Recorded data
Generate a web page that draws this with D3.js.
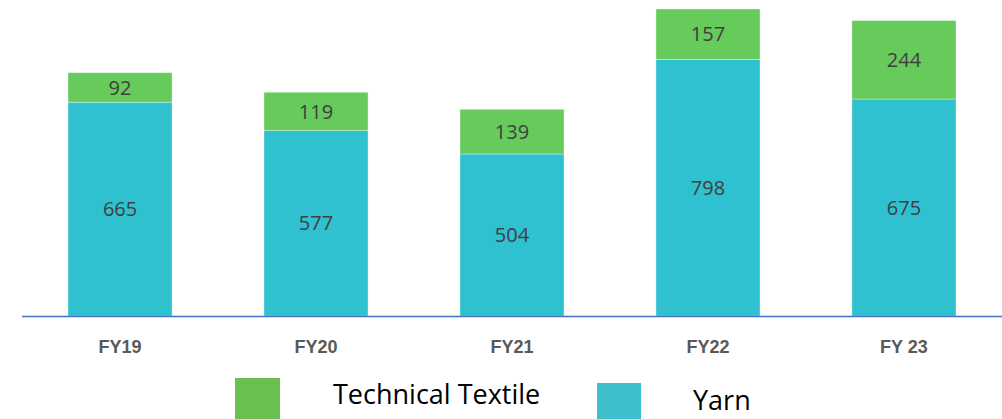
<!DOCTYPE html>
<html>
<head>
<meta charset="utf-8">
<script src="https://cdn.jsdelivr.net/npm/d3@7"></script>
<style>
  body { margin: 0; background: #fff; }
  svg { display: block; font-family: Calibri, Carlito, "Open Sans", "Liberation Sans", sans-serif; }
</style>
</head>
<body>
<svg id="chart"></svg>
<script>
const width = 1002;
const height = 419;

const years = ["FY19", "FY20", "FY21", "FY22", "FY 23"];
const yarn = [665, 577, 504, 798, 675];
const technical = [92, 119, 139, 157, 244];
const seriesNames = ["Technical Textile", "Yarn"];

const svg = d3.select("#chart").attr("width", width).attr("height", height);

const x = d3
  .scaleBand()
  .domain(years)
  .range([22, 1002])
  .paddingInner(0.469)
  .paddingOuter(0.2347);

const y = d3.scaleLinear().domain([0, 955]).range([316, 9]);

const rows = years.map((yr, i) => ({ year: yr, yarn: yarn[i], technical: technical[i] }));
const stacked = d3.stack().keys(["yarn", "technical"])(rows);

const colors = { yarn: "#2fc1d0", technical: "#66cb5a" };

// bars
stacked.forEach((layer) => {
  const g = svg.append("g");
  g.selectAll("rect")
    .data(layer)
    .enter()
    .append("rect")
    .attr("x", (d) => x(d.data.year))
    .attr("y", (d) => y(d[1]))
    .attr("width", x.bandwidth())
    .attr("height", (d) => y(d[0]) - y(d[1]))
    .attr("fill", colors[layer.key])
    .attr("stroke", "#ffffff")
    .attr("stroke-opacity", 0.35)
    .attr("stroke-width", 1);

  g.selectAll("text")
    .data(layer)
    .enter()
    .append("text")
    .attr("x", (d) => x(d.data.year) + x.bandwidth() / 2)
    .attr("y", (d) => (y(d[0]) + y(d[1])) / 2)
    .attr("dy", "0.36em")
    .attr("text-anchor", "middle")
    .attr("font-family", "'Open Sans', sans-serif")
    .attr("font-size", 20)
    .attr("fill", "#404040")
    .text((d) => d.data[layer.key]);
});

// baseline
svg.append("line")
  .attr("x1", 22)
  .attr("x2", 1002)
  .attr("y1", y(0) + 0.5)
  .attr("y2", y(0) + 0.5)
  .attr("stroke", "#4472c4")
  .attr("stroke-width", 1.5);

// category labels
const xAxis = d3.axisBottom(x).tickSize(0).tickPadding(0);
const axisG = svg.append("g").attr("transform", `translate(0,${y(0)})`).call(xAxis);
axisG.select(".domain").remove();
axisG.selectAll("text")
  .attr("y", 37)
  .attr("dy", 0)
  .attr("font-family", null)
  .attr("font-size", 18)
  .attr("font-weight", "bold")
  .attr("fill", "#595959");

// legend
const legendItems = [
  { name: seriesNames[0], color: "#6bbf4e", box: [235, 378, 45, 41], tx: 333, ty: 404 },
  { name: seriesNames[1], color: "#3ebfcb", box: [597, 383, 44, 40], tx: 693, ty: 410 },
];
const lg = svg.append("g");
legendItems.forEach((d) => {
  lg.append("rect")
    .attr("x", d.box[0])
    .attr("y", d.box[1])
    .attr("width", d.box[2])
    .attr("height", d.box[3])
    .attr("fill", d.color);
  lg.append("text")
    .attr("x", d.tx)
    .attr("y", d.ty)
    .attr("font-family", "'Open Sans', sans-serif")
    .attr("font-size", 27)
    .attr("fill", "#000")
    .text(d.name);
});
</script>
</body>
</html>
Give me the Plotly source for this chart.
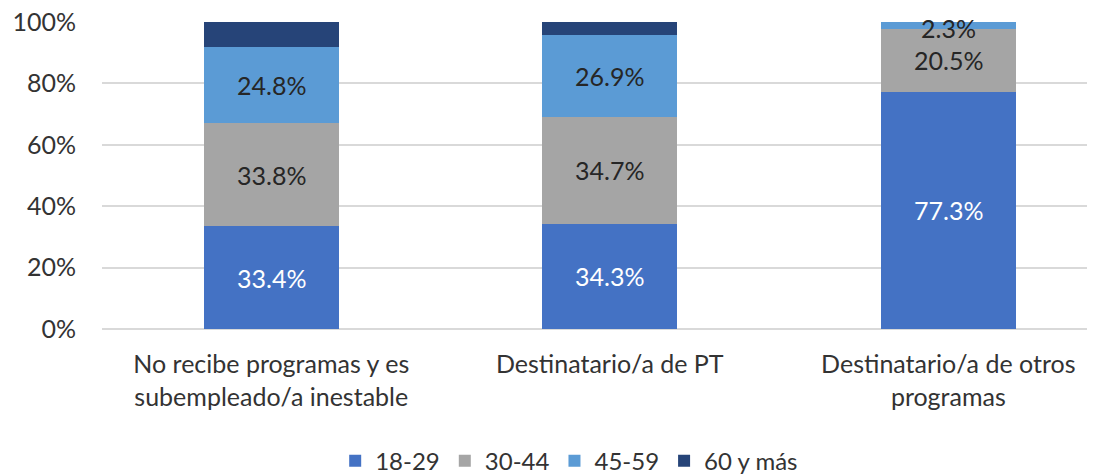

## WHAT YOU ARE ASKED TO DO:
Leave out every picture and copy the rest of the records exactly.

## SOLUTION TO THIS EXERCISE:
Generate a web page that draws this with D3.js.
<!DOCTYPE html>
<html>
<head>
<meta charset="utf-8">
<script src="https://cdn.jsdelivr.net/npm/d3@7"></script>
<style>
  body { margin: 0; background: #fff; }
  svg { display: block; font-family: Calibri, Carlito, "Open Sans", "Liberation Sans", sans-serif; }
</style>
</head>
<body>
<svg id="chart"></svg>
<script>
const width = 1002;
const height = 419;

const years = ["FY19", "FY20", "FY21", "FY22", "FY 23"];
const yarn = [665, 577, 504, 798, 675];
const technical = [92, 119, 139, 157, 244];
const seriesNames = ["Technical Textile", "Yarn"];

const svg = d3.select("#chart").attr("width", width).attr("height", height);

const x = d3
  .scaleBand()
  .domain(years)
  .range([22, 1002])
  .paddingInner(0.469)
  .paddingOuter(0.2347);

const y = d3.scaleLinear().domain([0, 955]).range([316, 9]);

const rows = years.map((yr, i) => ({ year: yr, yarn: yarn[i], technical: technical[i] }));
const stacked = d3.stack().keys(["yarn", "technical"])(rows);

const colors = { yarn: "#2fc1d0", technical: "#66cb5a" };

// bars
stacked.forEach((layer) => {
  const g = svg.append("g");
  g.selectAll("rect")
    .data(layer)
    .enter()
    .append("rect")
    .attr("x", (d) => x(d.data.year))
    .attr("y", (d) => y(d[1]))
    .attr("width", x.bandwidth())
    .attr("height", (d) => y(d[0]) - y(d[1]))
    .attr("fill", colors[layer.key])
    .attr("stroke", "#ffffff")
    .attr("stroke-opacity", 0.35)
    .attr("stroke-width", 1);

  g.selectAll("text")
    .data(layer)
    .enter()
    .append("text")
    .attr("x", (d) => x(d.data.year) + x.bandwidth() / 2)
    .attr("y", (d) => (y(d[0]) + y(d[1])) / 2)
    .attr("dy", "0.36em")
    .attr("text-anchor", "middle")
    .attr("font-family", "'Open Sans', sans-serif")
    .attr("font-size", 20)
    .attr("fill", "#404040")
    .text((d) => d.data[layer.key]);
});

// baseline
svg.append("line")
  .attr("x1", 22)
  .attr("x2", 1002)
  .attr("y1", y(0) + 0.5)
  .attr("y2", y(0) + 0.5)
  .attr("stroke", "#4472c4")
  .attr("stroke-width", 1.5);

// category labels
const xAxis = d3.axisBottom(x).tickSize(0).tickPadding(0);
const axisG = svg.append("g").attr("transform", `translate(0,${y(0)})`).call(xAxis);
axisG.select(".domain").remove();
axisG.selectAll("text")
  .attr("y", 37)
  .attr("dy", 0)
  .attr("font-family", null)
  .attr("font-size", 18)
  .attr("font-weight", "bold")
  .attr("fill", "#595959");

// legend
const legendItems = [
  { name: seriesNames[0], color: "#6bbf4e", box: [235, 378, 45, 41], tx: 333, ty: 404 },
  { name: seriesNames[1], color: "#3ebfcb", box: [597, 383, 44, 40], tx: 693, ty: 410 },
];
const lg = svg.append("g");
legendItems.forEach((d) => {
  lg.append("rect")
    .attr("x", d.box[0])
    .attr("y", d.box[1])
    .attr("width", d.box[2])
    .attr("height", d.box[3])
    .attr("fill", d.color);
  lg.append("text")
    .attr("x", d.tx)
    .attr("y", d.ty)
    .attr("font-family", "'Open Sans', sans-serif")
    .attr("font-size", 27)
    .attr("fill", "#000")
    .text(d.name);
});
</script>
</body>
</html>
Give me the Plotly source for this chart.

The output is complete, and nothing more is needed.